After careful consideration of the record, briefs and contentions of the parties, we find no error. A review of the record reveals that defendant made no objection to Exhibits 54 and 68 on the basis of unfair prejudice, only an objection based on relevancy. Accordingly, defendant has not properly preserved the issue of unfair prejudice for appellate review. See Setzer v. Boise Cascade Corp., 123 N.C. App. 441, 445, 473 S.E.2d 431, 434 (1996). Furthermore, even if the issue had been properly preserved, we find plaintiff’s arguments persuasive. The exhibits were relevant to defendants’ profits and the issue of damages and were not unfairly prejudicial to defendant. The assignment of error is overruled.
 We next consider whether the trial court erred when submitting the issues and instructing the jury. Defendant claims that the error was in “the totality of the charge” because the issues were too numerous and confusing and were likely to mislead the jury. See Wall v. Stout, 310 N.C. 184, 311 S.E.2d 571 (1984); see also Hanks v. Nationwide, 47 N.C. App. 393, 267 S.E.2d 409 (1980). Plaintiff argues that the issues and instructions given by the trial court repre*583sented “a reasonable effort to present to the jury in a comprehensible way a constellation of claims . . . .” Plaintiff asserts that the issues and instructions did not compel a jury to find for plaintiff and were not improperly long or confusing. Plaintiff notes that defendant offered no superior alternatives to the issues and instructions actually used.
Upon careful review of the issues and instructions, we find no error. Defendant argues that the complexity of the issues and jury instructions caused confusion and constituted prejudicial error. However, as plaintiff notes, this lawsuit was complex and defendant did not submit to the trial court any better alternatives to the issues and instructions the trial court gave to the jury. Defendant does not explain how the jury was misled or misinformed or how the instructions were “emphatically favorable” to plaintiff so that defendant was entitled to a new trial. Wall, 310 N.C. at 190, 311 S.E.2d at 575.
It is well settled in this State that the court’s charge must be considered contextually as a whole, and when so considered, if it presents the law of the case in such a manner as to leave no reasonable cause to believe the jury was misled or misinformed, this Court will not sustain an exception on the grounds that the instruction might have been better.
 We next consider whether the trial court erred in denying defendant’s motion to set aside the verdict and in trebling the damages awarded. The jury determined that conduct it found in answering issue number 6 was not a proximate cause of any injury to plaintiff. Defendant argues that only the findings in issue number 6 support an award for damages, and since there was no finding of proximate cause by the jury, there can be no judgment based on issue number 6 and the judgment must be set aside. Additionally, defendant argues that because the jury found no proximate cause, their was no actual injury, and treble damages cannot follow.

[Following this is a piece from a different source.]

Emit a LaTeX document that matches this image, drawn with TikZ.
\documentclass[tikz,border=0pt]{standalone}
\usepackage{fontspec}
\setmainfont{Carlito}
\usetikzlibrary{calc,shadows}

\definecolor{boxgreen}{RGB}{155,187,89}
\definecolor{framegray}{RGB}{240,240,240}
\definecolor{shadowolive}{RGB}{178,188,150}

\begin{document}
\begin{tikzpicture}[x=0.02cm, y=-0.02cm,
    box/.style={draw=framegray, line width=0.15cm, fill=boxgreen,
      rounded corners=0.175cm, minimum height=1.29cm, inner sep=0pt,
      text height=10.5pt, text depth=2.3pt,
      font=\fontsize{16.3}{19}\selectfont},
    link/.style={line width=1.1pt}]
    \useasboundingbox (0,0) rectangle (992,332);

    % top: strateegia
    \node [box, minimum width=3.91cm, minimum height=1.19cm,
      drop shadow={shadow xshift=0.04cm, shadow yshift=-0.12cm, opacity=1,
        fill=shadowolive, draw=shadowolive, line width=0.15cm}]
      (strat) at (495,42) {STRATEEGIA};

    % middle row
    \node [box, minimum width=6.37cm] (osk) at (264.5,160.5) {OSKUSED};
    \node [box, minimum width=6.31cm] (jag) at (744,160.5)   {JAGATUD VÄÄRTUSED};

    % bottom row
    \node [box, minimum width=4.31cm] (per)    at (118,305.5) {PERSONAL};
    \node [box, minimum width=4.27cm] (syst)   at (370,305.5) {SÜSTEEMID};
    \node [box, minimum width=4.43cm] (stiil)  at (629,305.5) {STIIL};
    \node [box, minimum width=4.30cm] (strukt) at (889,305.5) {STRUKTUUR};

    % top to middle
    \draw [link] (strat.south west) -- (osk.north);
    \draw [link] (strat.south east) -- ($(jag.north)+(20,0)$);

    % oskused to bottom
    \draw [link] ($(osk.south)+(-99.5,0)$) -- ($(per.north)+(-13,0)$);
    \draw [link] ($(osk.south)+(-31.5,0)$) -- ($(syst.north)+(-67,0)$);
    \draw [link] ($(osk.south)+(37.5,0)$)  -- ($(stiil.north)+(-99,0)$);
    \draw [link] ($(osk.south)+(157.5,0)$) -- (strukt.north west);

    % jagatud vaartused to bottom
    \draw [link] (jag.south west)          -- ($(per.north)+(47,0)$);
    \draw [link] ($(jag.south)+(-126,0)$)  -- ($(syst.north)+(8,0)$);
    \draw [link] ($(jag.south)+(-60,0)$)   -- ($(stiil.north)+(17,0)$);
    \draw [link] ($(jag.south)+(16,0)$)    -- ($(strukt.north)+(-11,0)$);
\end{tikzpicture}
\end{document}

Plaintiff argues that a finding of no proximate cause relating to the conduct in issue 6 did not preclude an award of damages because issues 3, 4, and 5 also support an award of damages. Plaintiff asserts that because the jury answered “yes” on issues 4 and 5, damages may follow and that the jury’s findings on issues 4 and 5 also support a trebling of damages under G.S. 75-1.1.

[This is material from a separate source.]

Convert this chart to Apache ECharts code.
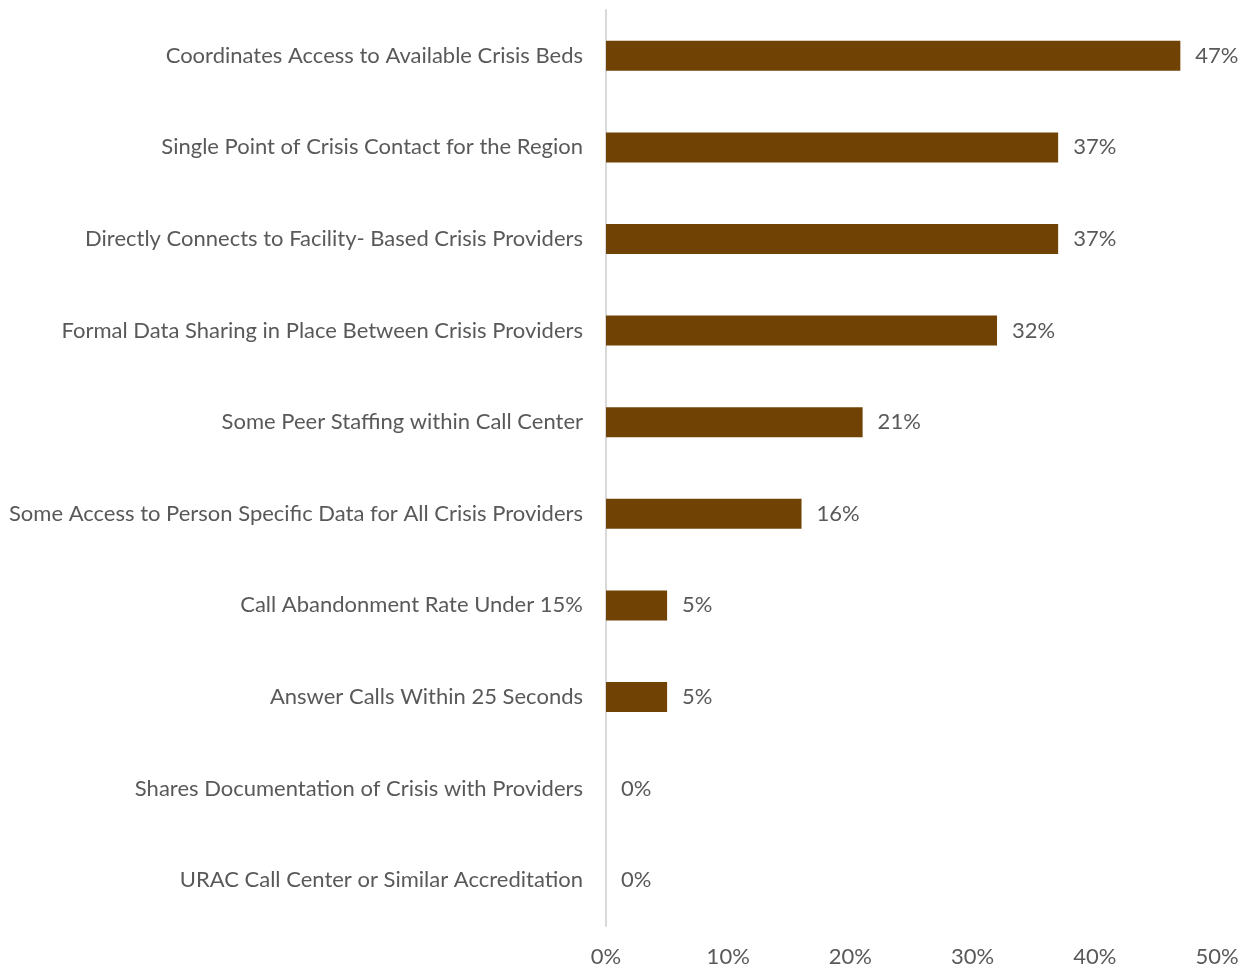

*584After careful review of the jury issues and the verdict, we affirm. Issue number 8 relates proximate cause to conduct found in issue number 6 only, and the jury’s answer in the negative precludes damages based on conduct defined in issue number 6. However, we agree with plaintiff that issues 3, 4 and 5 also support an award of damages. The jury found in issue number 4 that defendants had defrauded plaintiff with regard to the true nature of Eastland and its relationship to Pegram. The jury found in issue number 5 that the defendants had wrongfully interfered with plaintiffs employment relationship with Pegram. Issue number 9 asked “[b]y what amount has [plaintiff] been damaged by any wrongdoing found in response to the preceding issues regarding Eastland?” (Emphasis added.) The jury found damages in the amount of $88,000.00. Fraud and wrongful interference with contract clearly can support an award for damages, and a finding of no proximate cause as to conduct defined in issue number 6 did not preclude damages. Additionally, fraud and interference with employment relations can be the basis for a trebling of damages under G.S. 75-1.1 et seq. See United Laboratories, Inc. v. Kuykendall, 322 N.C. 643, 370 S.E.2d 375 (1988), appeal after remand, 102 N.C. App. 484, 403 S.E.2d 104, review allowed in part, 330 N.C. 123, 409 S.E.2d 610 (1991), aff’d, 335 N.C. 183, 437 S.E.2d 374 (1993); Hardy v. Toler, 288 N.C. 303, 218 S.E.2d 342 (1975). Accordingly, the assignment of error is overruled.
For the foregoing reasons, the judgment is in part reversed and remanded with directions to vacate the trial court’s judgment relating to the Precision claim and for further proceedings to determine findings of fact as to the amount of the commercial bribe paid by Wilson and Precision to Pegram. The trial court should also reconsider whether attorney’s fees should have been awarded on the Precision claim. The judgment relating to the Eastland claim is affirmed.
Reversed and remanded in part, affirmed in part.
Judges JOHN and TIMMONS-GOODSON concur.